01:08 PM EST on Wednesday, February 27, 2008

By TOM MEADE
Journal Sports Writer

Spring tides may bring big bass to the Bay, predicts Jim White, fishing-book author and skipper of the charter boat White Ghost. Last season, the boat caught hundreds of stripers in the 20- to 30-pound class, 16 fish over 40 pounds, 5 over 50 pounds, and a 60-pound, 4-ounce lunker, landed by Bill Nolan.

If the big-bass boom continues, it will be good news for 2008, but it may foreshadow a gloomy future. "Inside the Bay, we’re seeing fewer small fish," White says. "We didn’t get the number of small fish - in the low- to mid-20-inch range - that we did four or five years ago."

White rarely leaves the Bay; 90 percent of his fishing is north of the Pell and Verrazano bridges. Last season, his clients caught 1,579 bass, compared with 2,300 in 2006. Some of the decrease was due to the skipper’s focus on catching larger fish. After the early season, however, there were no small bass to catch.

"Early season, there was a lot of school fish on the surface almost daily, from mid-April on," he recalls. "Then, by the tenth of May, that was pretty much over.

"The menhaden came in around the fourth, fifth or sixth of May, and we didn’t see the school bass again."

The Bay held an estimated 12 million pounds of large menhaden last season. Big bass and large schools of bluefish pinned the bait in the upper reaches of the Bay. Sometimes, the predators corralled the bait in downtown Providence and Pawtucket. Later in the season, unusually large numbers of small bay anchovies appeared. When bluefish started feeding on the anchovies, the blues became as selective as trout in the middle of a mayfly hatch: They refused to touch flies and lures that didn’t "match the hatch."

Live menhaden was the bait of choice. Even anglers who fished Long Island Sound would drive up to Providence to net or snag menhaden for a day of fishing.

White is the author of hundreds of magazine articles and the book, How To Fish Plastic Baits in Saltwater. Last season, he says, the hottest soft-plastic lures were the Hogy and the Ron-Z. Tattoo’s Surface Swimmer, a wooden lure made in Rhode Island, was also effective.

The bass bite continued through mid summer. "Thousands of big stripers lingered here until the beginning of July," White says. "There is no reason to think that that will not take place once again."

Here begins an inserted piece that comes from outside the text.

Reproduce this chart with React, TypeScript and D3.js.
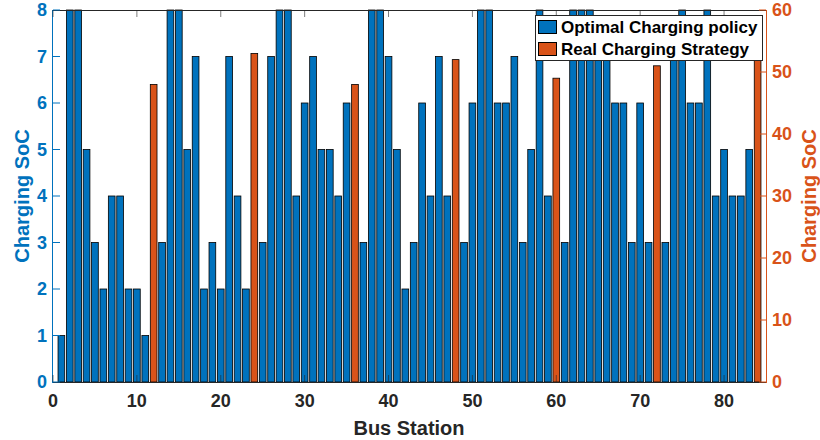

Bluefish were abundant into October, but big bass stayed away from the Bay last autumn. Most of the blues were concentrated in the middle of the Bay, especially in the triangle marked by Quonset Point, Conanicut Point and Hope Island. White worked on the blues, and he used the respite from bass to write a new book about catching large stripers in shallow water. The book should be available next fall, he says.

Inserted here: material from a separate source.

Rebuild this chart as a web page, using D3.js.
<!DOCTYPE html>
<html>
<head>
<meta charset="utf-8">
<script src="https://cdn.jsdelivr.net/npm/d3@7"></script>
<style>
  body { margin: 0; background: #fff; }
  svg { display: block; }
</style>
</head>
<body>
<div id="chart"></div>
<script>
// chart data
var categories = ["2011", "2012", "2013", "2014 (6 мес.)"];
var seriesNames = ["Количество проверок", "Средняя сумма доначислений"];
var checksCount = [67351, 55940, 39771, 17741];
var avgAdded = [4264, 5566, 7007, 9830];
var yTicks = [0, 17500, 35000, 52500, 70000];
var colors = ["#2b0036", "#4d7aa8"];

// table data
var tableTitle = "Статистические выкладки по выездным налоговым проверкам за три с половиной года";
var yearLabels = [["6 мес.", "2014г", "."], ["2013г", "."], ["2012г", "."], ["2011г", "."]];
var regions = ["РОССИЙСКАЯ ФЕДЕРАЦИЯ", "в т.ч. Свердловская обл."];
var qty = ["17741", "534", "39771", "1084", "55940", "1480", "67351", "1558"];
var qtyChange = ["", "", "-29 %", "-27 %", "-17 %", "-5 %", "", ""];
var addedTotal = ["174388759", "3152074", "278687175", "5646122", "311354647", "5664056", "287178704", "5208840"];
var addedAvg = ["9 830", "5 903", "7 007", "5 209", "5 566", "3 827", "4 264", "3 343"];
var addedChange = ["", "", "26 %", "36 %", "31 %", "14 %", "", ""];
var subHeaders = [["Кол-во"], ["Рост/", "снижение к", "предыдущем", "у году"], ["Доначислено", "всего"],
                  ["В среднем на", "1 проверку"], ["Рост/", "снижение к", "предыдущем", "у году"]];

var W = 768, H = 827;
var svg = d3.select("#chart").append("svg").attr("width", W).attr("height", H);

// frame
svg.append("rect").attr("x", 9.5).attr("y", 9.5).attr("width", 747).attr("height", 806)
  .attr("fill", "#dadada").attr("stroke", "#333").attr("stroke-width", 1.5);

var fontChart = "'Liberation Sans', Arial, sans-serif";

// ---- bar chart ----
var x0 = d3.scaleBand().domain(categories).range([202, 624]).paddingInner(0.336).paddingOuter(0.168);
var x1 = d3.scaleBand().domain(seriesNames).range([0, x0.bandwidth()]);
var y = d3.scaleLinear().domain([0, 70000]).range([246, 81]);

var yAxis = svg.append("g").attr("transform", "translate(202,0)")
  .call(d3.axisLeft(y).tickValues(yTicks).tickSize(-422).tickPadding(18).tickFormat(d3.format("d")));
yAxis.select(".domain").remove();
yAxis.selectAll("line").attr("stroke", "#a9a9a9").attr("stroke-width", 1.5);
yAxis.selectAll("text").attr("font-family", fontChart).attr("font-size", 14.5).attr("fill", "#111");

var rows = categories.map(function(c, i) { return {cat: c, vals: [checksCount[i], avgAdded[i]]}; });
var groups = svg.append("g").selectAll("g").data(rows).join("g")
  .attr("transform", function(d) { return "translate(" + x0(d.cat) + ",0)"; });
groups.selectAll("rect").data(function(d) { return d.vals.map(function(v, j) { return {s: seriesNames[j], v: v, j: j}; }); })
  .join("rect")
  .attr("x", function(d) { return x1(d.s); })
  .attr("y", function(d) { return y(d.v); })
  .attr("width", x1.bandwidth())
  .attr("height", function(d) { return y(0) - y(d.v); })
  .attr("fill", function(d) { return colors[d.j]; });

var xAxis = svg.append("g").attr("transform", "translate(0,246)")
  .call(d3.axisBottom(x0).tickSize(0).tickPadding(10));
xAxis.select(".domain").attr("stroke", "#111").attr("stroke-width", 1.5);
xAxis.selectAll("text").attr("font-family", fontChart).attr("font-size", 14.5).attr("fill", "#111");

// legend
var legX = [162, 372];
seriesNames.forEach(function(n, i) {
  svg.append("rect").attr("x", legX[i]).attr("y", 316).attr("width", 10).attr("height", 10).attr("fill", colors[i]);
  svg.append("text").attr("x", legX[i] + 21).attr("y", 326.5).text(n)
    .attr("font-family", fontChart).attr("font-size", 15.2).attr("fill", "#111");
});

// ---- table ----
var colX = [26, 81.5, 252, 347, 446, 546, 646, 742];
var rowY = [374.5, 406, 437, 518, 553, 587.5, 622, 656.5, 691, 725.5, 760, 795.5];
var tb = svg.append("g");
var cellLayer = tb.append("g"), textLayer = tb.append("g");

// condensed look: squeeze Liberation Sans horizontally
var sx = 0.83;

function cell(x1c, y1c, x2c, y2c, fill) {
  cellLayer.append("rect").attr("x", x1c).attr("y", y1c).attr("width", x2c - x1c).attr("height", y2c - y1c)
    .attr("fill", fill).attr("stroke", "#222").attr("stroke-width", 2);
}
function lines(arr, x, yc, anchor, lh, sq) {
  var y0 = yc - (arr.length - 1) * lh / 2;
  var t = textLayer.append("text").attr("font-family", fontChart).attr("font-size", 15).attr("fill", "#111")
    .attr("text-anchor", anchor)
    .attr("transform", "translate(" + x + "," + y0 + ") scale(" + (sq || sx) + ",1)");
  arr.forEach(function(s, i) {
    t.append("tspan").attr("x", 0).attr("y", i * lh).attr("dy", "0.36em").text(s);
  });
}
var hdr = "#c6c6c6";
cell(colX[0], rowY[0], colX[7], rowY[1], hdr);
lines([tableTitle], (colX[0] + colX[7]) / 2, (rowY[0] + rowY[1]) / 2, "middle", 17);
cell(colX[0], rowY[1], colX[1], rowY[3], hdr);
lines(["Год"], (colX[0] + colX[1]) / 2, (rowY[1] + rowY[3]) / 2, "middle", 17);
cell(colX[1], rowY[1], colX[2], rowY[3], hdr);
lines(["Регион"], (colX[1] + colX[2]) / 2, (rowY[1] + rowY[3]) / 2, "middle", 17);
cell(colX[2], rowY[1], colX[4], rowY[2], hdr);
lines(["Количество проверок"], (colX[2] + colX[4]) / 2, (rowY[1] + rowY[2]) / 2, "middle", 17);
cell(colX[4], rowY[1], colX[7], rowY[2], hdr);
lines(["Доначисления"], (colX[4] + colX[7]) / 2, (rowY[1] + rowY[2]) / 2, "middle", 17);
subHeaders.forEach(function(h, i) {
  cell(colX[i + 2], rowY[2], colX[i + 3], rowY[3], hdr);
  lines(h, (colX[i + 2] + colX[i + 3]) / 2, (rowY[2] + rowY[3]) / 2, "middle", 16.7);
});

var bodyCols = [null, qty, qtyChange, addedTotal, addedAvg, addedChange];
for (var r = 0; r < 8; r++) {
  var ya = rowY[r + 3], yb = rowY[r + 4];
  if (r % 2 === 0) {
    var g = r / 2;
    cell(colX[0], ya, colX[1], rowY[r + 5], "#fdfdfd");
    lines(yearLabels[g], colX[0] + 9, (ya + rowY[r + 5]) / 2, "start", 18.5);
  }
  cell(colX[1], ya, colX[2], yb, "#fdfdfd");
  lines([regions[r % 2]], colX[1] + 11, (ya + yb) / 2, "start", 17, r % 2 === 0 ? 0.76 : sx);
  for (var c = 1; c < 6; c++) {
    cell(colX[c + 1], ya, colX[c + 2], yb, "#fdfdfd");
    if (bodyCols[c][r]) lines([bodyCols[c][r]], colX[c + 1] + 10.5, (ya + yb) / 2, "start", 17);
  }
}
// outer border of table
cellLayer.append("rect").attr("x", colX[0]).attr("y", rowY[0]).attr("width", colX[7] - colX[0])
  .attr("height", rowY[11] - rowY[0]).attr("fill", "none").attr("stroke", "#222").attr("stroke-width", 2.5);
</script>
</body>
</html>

Overall, the 2007 fishing season reminded him of the 1970s, before the striper population crashed.

"This has now become the best time in the last 15 years to catch a trophy fish inside our Bay," he recently wrote to his customers. "This current situation will not last forever. The fishery will eventually change, and as the bait migration patterns change, so will the opportunity to catch these really big fish. To be able to target these fish in calm, shallow water inside the bay is truly a unique opportunity. Now is the time to take advance of this situation."